17 May 2012 21:50 [Source: ICIS news]
CHICAGO (ICIS)--The US Seaway oil pipeline reversal will not have an immediate impact on crude oil prices, and hence distillates, until its capacity increases, an economist said on Thursday.
The Seaway pipeline reversal, which was completed Thursday, will transport 150,000 bbl/day of crude from the storage hub in Cushing, Oklahoma, to the US Gulf coast. The first flows of crude are expected this weekend.
The reversal is expected to reduce the price gap between West Texas Intermediate (WTI) crude and pricier crude grades used on the Gulf coast and east coast.

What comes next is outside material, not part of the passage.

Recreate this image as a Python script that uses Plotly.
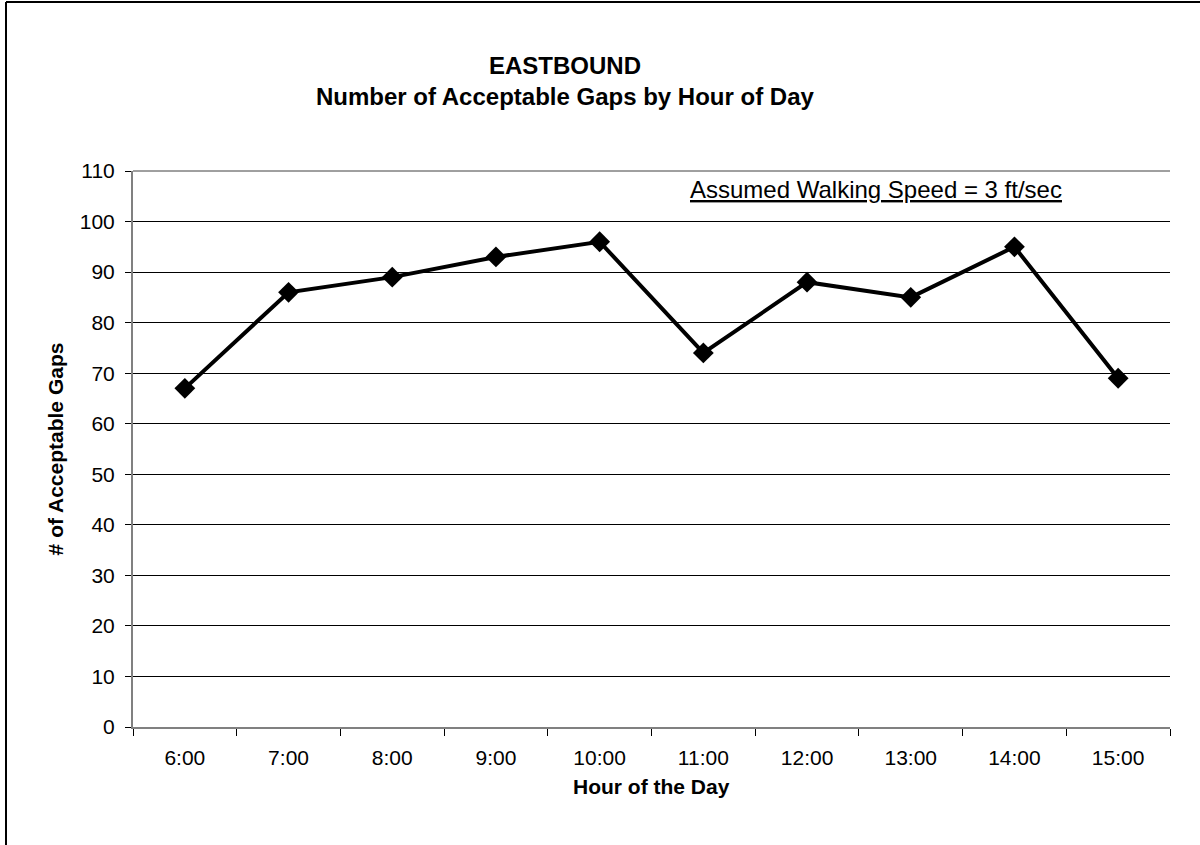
import plotly.graph_objects as go

hours = ["6:00", "7:00", "8:00", "9:00", "10:00", "11:00", "12:00", "13:00", "14:00", "15:00"]
gaps = [67, 86, 89, 93, 96, 74, 88, 85, 95, 69]
y_ticks = list(range(0, 111, 10))

W, H = 1200, 845
L, R, T, B = 133, 30, 171, 118
PW, PH = W - L - R, H - T - B

def px_x(p):
    return (p - L) / PW

def px_y(p):
    return (H - B - p) / PH

FONT = "Liberation Sans, Arial, sans-serif"

fig = go.Figure()
fig.add_trace(go.Scatter(
    x=hours, y=gaps, mode="lines+markers",
    line=dict(color="black", width=4),
    marker=dict(symbol="diamond", size=16, color="black"),
    showlegend=False, hoverinfo="x+y",
))

fig.update_layout(
    width=W, height=H,
    margin=dict(l=L, r=R, t=T, b=B),
    paper_bgcolor="white", plot_bgcolor="white",
    font=dict(family=FONT, color="black", size=21),
    xaxis=dict(
        type="category", range=[-0.5, 9.5], tickson="boundaries",
        ticks="outside", ticklen=7, tickcolor="black", tickwidth=1,
        showline=True, linecolor="#808080", linewidth=2,
        showgrid=False, zeroline=False,
        tickfont=dict(size=21, family=FONT), ticklabelstandoff=11,
    ),
    yaxis=dict(
        range=[0, 110], tickvals=y_ticks, ticktext=[str(v) for v in y_ticks],
        ticks="outside", ticklen=6, tickcolor="black", tickwidth=1,
        showline=True, linecolor="#808080", linewidth=2,
        showgrid=True, gridcolor="black", gridwidth=1, zeroline=False,
        tickfont=dict(size=21, family=FONT), ticklabelstandoff=6,
        title=dict(text="<b># of Acceptable Gaps</b>", font=dict(size=21, family=FONT), standoff=10),
    ),
    annotations=[
        dict(text="<b>EASTBOUND</b>", x=px_x(565), y=px_y(65), xref="paper", yref="paper",
             showarrow=False, font=dict(size=24, family=FONT), xanchor="center", yanchor="middle"),
        dict(text="<b>Number of Acceptable Gaps by Hour of Day</b>", x=px_x(565), y=px_y(97),
             xref="paper", yref="paper", showarrow=False, font=dict(size=24, family=FONT),
             xanchor="center", yanchor="middle"),
        dict(text="<u>Assumed Walking Speed = 3 ft/sec</u>", x=px_x(876), y=px_y(189),
             xref="paper", yref="paper", showarrow=False, font=dict(size=24, family=FONT),
             xanchor="center", yanchor="middle"),
        dict(text="<b>Hour of the Day</b>", x=0.5, y=px_y(786), xref="paper", yref="paper",
             showarrow=False, font=dict(size=21, family=FONT), xanchor="center", yanchor="middle"),
    ],
    shapes=[
        dict(type="line", xref="paper", yref="paper", x0=0, x1=1, y0=1, y1=1,
             line=dict(color="#404040", width=1)),
        dict(type="line", xref="paper", yref="paper", x0=px_x(6), x1=px_x(6),
             y0=px_y(H + 5), y1=px_y(2), line=dict(color="black", width=2)),
        dict(type="line", xref="paper", yref="paper", x0=px_x(6), x1=px_x(W + 5),
             y0=px_y(2), y1=px_y(2), line=dict(color="black", width=2)),
    ],
)

fig.write_html("out.html", config={"displayModeBar": False},
               post_script="document.body.style.margin='0';")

By mid-day, WTI was trading at $92.95/bbl compared with $108.33/bbl for Brent, a difference of $15.38/bbl. The difference had exceeded $20/bbl in September.
According to Roberto Siebel, chief economist with Hess Energy Trading, marginal costs will not be instantly affected by the reversal because there are still large volumes of crude being transported by both train and barge.
“In order to get prices down, the majority has to go through it,” he said, while speaking at the International Air Transport Association’s (IATA) Aviation Fuel Forum.
US-based mid-stream company Enterprise Products and Enbridge said the capacity should rise to more than 400,000 bbl/day in the first quarter of 2013.